10/14/2003

I am furious.--furious, frustrated, and f-ing pissed off in general.

they day started off auspiciously enough, tho i had 2 midterms i was trying to not let anything ruin my day...little did i know.

anyway, i think i've officially alienated/antagonized any possible ally left in my house. wonderful, i know. that's the way to do it. i didn't mean to do it. i've really messed up. and the sad thing is, since i'm always out working--and literally, i didn't even eat dinner, i've been working nonstop this entire day, except for the 30 minutes which allowed me to alienate my house...(i haven't even taken my shoes off)...anyway, yes, since i'm always out working or doing something, i'm not around to defend myself. and suffice it to say that i can see the rumors flying as we speak. and not flying as rumors, but flying as fact, which is much worse.

once one story gets out, it's pretty hard to convince ppl of ur version. in any case, it's very frustrating and annoying on many levels. besides that there are some other things, but i'll leave it unsaid, b/c i'm being so forthright in this blog entry...right...like i'd ever really tell you everything i'm thinking or doing...like i actually trust you.

anyway, i had a wonderfully interesting conversation tonight in which an almost perfect stranger took it upon herself to cuss me out relentlessly. it was great.

i have a midterm on thursday. in addition to that midterm, which i have a ton of reading and prep to do for...i have to go to a school board meeting wednesday night, till G-d knows when...it's a late meeting. i also have an app i needa work on due wed.

oh yes, i need to bring in the recycling and trash buckets things...tonight. damn it all.
what else? oh yes, craploads of reading, must get in contact w/ profs i'm doing research with, let them know i haven't disappeared off the face of the earth. i have to renew an already overdue book and i don't know how.

All in all, i'm stressed to the nth degree and just about ready to kill any person that crosses my path right now. i really am not kidding and i really don't think i want to talk to anyone or see anyone for the next couple of weeks. just live in solitude and regain a little harmony. i'm not even done with all the crap i have to do and i'm already pissed off again.

i think i wrenched my friggin' shoulder while stretching in my chair. it hurts like hell.
oh yeah, my roommate is fuming mad at me and i don't know what to do and i don't even wanna broach the subject with her b/c frankly, i'm scared, and i'm worried that she'll be upset about things so much so that she'll hold a grudge and turn the entire house against me, if that hasn't happened already.

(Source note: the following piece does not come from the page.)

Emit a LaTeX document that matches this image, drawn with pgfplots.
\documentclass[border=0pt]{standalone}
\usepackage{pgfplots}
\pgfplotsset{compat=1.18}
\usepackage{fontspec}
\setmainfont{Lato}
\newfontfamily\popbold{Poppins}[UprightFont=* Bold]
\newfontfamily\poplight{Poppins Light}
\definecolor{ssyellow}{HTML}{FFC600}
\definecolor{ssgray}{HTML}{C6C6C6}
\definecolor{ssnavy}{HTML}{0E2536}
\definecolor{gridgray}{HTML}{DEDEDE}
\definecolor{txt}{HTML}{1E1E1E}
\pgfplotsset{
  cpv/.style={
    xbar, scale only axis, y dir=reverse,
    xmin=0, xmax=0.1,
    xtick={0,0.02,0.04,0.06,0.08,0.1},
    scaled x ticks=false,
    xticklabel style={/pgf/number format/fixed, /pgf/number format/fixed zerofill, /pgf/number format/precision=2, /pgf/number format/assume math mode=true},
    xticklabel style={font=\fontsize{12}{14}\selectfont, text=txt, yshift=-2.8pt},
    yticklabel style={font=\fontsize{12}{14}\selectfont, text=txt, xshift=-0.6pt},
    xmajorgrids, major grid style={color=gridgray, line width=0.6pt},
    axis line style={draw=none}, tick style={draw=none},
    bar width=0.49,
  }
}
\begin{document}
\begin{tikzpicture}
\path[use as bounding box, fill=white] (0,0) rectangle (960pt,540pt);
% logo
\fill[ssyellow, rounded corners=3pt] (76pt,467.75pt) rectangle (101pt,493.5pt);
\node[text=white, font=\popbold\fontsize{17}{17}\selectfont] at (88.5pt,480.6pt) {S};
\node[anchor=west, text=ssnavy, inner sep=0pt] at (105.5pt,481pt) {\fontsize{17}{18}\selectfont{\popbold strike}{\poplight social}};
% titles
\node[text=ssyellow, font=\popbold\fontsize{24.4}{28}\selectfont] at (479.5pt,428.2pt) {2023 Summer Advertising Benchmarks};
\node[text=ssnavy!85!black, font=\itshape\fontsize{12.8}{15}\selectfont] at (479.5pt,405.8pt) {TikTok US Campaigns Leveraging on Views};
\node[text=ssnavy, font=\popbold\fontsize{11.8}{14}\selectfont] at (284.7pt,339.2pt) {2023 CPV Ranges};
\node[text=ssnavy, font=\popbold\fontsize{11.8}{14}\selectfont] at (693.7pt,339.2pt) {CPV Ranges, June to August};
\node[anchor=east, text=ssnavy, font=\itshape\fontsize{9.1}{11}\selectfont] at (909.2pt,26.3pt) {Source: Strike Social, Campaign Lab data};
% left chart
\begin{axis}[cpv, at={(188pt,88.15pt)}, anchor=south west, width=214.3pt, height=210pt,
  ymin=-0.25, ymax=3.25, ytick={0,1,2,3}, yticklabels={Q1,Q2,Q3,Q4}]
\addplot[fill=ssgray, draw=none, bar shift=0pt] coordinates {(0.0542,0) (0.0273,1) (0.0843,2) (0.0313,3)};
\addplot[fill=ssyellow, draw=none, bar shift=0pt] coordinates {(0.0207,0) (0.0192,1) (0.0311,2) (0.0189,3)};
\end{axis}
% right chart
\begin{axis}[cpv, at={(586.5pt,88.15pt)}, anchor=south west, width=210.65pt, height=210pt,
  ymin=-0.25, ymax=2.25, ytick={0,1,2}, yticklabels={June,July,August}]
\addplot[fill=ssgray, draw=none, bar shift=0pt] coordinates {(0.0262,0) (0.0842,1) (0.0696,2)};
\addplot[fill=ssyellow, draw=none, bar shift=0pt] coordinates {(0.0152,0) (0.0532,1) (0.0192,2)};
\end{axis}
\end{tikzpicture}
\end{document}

i've realized that the ppl i live w/ don't even really know me b/c i'm rarely hanging out. the other night when i did get to hang out w/ them marcy said a rather abrasive comment, tho honest and genuine at the same time, that i don't hang around w/ the house and i'm always in my room. this is true--i'm always trying to get my friggin work done. i really don't think i can go on like this... anyway, i wanna hang out with the house more and chat. i mean, all they know me as is this person who's rarely home, who works with the daily cal. the only real thing personal about me that they know is who i'm dating, and the way that's portrayed is prob not the best way to be solely idenitifed by ppl. i mean, that bothers me too. how come so many random ppl know my private business. ppl who don't even know me, know who i'm dating, and not only that but, not *who* i'm dating as in a person, but really the *age* of the person i'm dating. "the such and so age person"--wonderful. i really don't give a crap about these ppl, but if i'm living with them then it's really really really really really bothersome. i just want ppl to understand me, and thus far i have only succeeded in having ppl be alienated by me. i understand that it's hard for ppl to get to know me, i'm not extraordinarily open or friendly w/ ppl and am often put off by them or shy...but, still...it's weird that i have this new, very frustrating reputation, that i'm becoming exceedingly pissed off at ppl for labeling me with. come off it already.

i need to finish reading for class, do some apps stuff and get things in order. really, then go to bed, b/c i have an 8 a.m. class which is a midterm review. but...i can't do that. u know why? b/c my poor roommate will be up still and since she's already pissed off at me, i don't think it's a great idea to go to bed before she does. so, i'll just stay up and slowly die away. living is highly overrated anyway.